# Tastendruck?



## teencheng (31. Januar 2006)

Hallo Leute

Ich suche eine Lösung, wie ich eine bestimmte Aktion auf Tastendruck asuführen kann, wenn das geschriebene Programm im Hintergrund läuft, ich zum Beispiel in Excel arbeite und eine Aktion aus meinem Programm ausführen möchte.
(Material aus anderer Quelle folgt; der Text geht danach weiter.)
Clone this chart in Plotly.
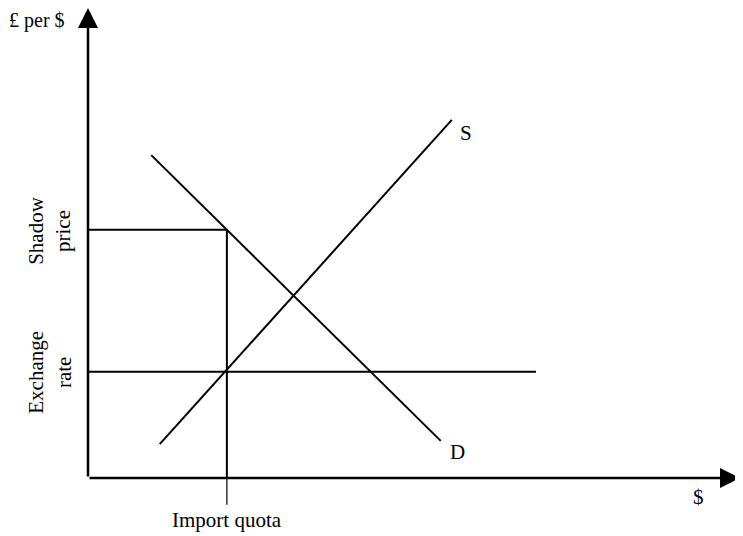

Hat jemand eine Idee?

mfg teencheng


----------



## Nirraven (31. Januar 2006)

Nur 4 Threads weiter unten wurde eine Möglichkeit schon erwähnt
http://www.tutorials.de/forum/showthread.php?t=235062


----------



## teencheng (31. Januar 2006)

Eben genau das funktioniert ja nicht, wenn ich in einem anderen Programm bin!
Es sollte also etwas sein, bei dem ich ein anderes Programm aktiv habe.
trotzdem vielen dank
teencheng


----------



## D@nger (31. Januar 2006)

Hallo,
aber vbarchiv kennst oder?
http://www.vbarchiv.net/archiv/tipp_details.php?pid=371

Hast du mal gegoogled?


----------



## teencheng (31. Januar 2006)

Nein, vbarchiv kannte ich bisher noch nicht, vielen Dank!     
Google habe ich zwar bedient, wusste jedoch nicht genau wie ich google mein Problem erklären sollte.


teencheng


----------